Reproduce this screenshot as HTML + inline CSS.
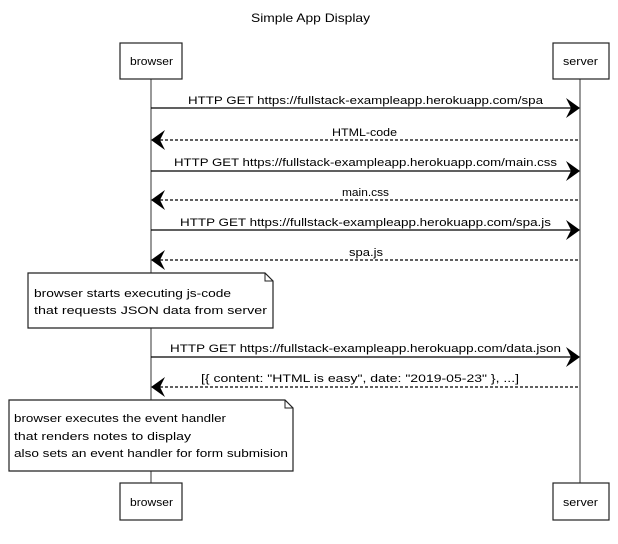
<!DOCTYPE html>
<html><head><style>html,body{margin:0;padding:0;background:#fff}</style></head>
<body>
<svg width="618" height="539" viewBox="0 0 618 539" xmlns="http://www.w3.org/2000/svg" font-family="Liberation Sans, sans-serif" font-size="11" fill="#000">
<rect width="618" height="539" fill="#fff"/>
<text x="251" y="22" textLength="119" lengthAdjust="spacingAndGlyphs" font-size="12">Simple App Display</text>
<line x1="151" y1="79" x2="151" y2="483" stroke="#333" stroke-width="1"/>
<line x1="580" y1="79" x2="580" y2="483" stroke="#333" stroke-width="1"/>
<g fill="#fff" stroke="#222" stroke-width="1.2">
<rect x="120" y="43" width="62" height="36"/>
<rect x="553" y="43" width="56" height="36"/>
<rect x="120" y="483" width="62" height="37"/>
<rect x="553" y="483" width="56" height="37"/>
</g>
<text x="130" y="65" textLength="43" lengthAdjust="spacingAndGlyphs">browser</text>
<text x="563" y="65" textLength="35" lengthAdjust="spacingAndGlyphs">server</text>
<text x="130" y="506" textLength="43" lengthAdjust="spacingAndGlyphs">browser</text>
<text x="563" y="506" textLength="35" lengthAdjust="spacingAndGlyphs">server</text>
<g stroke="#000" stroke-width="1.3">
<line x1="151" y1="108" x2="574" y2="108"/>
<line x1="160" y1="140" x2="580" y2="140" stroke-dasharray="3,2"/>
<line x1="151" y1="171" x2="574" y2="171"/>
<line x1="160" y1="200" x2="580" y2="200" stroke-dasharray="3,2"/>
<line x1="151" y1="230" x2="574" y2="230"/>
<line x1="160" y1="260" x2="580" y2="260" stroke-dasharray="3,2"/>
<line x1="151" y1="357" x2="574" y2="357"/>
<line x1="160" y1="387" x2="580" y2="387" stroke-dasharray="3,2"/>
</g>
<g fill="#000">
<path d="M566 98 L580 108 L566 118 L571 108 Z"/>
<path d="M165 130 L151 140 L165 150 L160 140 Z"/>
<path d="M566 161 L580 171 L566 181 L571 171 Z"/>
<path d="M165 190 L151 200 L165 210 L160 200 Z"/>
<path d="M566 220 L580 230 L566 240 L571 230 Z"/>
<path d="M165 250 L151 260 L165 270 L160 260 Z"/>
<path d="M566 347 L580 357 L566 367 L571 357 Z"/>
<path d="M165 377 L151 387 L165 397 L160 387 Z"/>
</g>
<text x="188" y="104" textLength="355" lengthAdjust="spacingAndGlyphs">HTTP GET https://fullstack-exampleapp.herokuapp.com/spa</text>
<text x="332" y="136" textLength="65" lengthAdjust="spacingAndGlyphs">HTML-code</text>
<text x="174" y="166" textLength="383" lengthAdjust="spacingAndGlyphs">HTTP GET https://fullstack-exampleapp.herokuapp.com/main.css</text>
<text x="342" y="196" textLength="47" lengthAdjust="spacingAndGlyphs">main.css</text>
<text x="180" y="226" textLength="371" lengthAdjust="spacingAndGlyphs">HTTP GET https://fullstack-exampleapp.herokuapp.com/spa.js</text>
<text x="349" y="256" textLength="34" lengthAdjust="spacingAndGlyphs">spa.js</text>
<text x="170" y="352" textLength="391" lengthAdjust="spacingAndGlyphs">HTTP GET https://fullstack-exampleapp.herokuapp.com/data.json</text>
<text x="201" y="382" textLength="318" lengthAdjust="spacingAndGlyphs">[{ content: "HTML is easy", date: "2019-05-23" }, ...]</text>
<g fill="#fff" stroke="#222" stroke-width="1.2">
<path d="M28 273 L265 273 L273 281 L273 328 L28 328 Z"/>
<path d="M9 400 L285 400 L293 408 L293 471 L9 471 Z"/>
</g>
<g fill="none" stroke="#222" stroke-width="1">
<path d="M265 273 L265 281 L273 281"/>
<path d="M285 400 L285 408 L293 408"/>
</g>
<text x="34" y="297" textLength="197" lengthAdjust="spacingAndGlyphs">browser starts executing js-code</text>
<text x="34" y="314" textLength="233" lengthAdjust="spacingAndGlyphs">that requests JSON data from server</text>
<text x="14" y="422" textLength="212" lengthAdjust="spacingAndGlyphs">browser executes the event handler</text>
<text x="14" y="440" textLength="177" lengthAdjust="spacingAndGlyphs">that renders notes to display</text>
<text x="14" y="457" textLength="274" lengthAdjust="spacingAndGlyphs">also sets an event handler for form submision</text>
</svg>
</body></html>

━━━

SET PROBLEM =>
All of the lines above should be retyped precisely, apart from the pictures.

SOLUTION TO THIS PROBLEM =>
Reproduce this screenshot as HTML + inline CSS.
<!DOCTYPE html>
<html><head><style>html,body{margin:0;padding:0;background:#fff}</style></head>
<body>
<svg width="618" height="539" viewBox="0 0 618 539" xmlns="http://www.w3.org/2000/svg" font-family="Liberation Sans, sans-serif" font-size="11" fill="#000">
<rect width="618" height="539" fill="#fff"/>
<text x="251" y="22" textLength="119" lengthAdjust="spacingAndGlyphs" font-size="12">Simple App Display</text>
<line x1="151" y1="79" x2="151" y2="483" stroke="#333" stroke-width="1"/>
<line x1="580" y1="79" x2="580" y2="483" stroke="#333" stroke-width="1"/>
<g fill="#fff" stroke="#222" stroke-width="1.2">
<rect x="120" y="43" width="62" height="36"/>
<rect x="553" y="43" width="56" height="36"/>
<rect x="120" y="483" width="62" height="37"/>
<rect x="553" y="483" width="56" height="37"/>
</g>
<text x="130" y="65" textLength="43" lengthAdjust="spacingAndGlyphs">browser</text>
<text x="563" y="65" textLength="35" lengthAdjust="spacingAndGlyphs">server</text>
<text x="130" y="506" textLength="43" lengthAdjust="spacingAndGlyphs">browser</text>
<text x="563" y="506" textLength="35" lengthAdjust="spacingAndGlyphs">server</text>
<g stroke="#000" stroke-width="1.3">
<line x1="151" y1="108" x2="574" y2="108"/>
<line x1="160" y1="140" x2="580" y2="140" stroke-dasharray="3,2"/>
<line x1="151" y1="171" x2="574" y2="171"/>
<line x1="160" y1="200" x2="580" y2="200" stroke-dasharray="3,2"/>
<line x1="151" y1="230" x2="574" y2="230"/>
<line x1="160" y1="260" x2="580" y2="260" stroke-dasharray="3,2"/>
<line x1="151" y1="357" x2="574" y2="357"/>
<line x1="160" y1="387" x2="580" y2="387" stroke-dasharray="3,2"/>
</g>
<g fill="#000">
<path d="M566 98 L580 108 L566 118 L571 108 Z"/>
<path d="M165 130 L151 140 L165 150 L160 140 Z"/>
<path d="M566 161 L580 171 L566 181 L571 171 Z"/>
<path d="M165 190 L151 200 L165 210 L160 200 Z"/>
<path d="M566 220 L580 230 L566 240 L571 230 Z"/>
<path d="M165 250 L151 260 L165 270 L160 260 Z"/>
<path d="M566 347 L580 357 L566 367 L571 357 Z"/>
<path d="M165 377 L151 387 L165 397 L160 387 Z"/>
</g>
<text x="188" y="104" textLength="355" lengthAdjust="spacingAndGlyphs">HTTP GET https://fullstack-exampleapp.herokuapp.com/spa</text>
<text x="332" y="136" textLength="65" lengthAdjust="spacingAndGlyphs">HTML-code</text>
<text x="174" y="166" textLength="383" lengthAdjust="spacingAndGlyphs">HTTP GET https://fullstack-exampleapp.herokuapp.com/main.css</text>
<text x="342" y="196" textLength="47" lengthAdjust="spacingAndGlyphs">main.css</text>
<text x="180" y="226" textLength="371" lengthAdjust="spacingAndGlyphs">HTTP GET https://fullstack-exampleapp.herokuapp.com/spa.js</text>
<text x="349" y="256" textLength="34" lengthAdjust="spacingAndGlyphs">spa.js</text>
<text x="170" y="352" textLength="391" lengthAdjust="spacingAndGlyphs">HTTP GET https://fullstack-exampleapp.herokuapp.com/data.json</text>
<text x="201" y="382" textLength="318" lengthAdjust="spacingAndGlyphs">[{ content: "HTML is easy", date: "2019-05-23" }, ...]</text>
<g fill="#fff" stroke="#222" stroke-width="1.2">
<path d="M28 273 L265 273 L273 281 L273 328 L28 328 Z"/>
<path d="M9 400 L285 400 L293 408 L293 471 L9 471 Z"/>
</g>
<g fill="none" stroke="#222" stroke-width="1">
<path d="M265 273 L265 281 L273 281"/>
<path d="M285 400 L285 408 L293 408"/>
</g>
<text x="34" y="297" textLength="197" lengthAdjust="spacingAndGlyphs">browser starts executing js-code</text>
<text x="34" y="314" textLength="233" lengthAdjust="spacingAndGlyphs">that requests JSON data from server</text>
<text x="14" y="422" textLength="212" lengthAdjust="spacingAndGlyphs">browser executes the event handler</text>
<text x="14" y="440" textLength="177" lengthAdjust="spacingAndGlyphs">that renders notes to display</text>
<text x="14" y="457" textLength="274" lengthAdjust="spacingAndGlyphs">also sets an event handler for form submision</text>
</svg>
</body></html>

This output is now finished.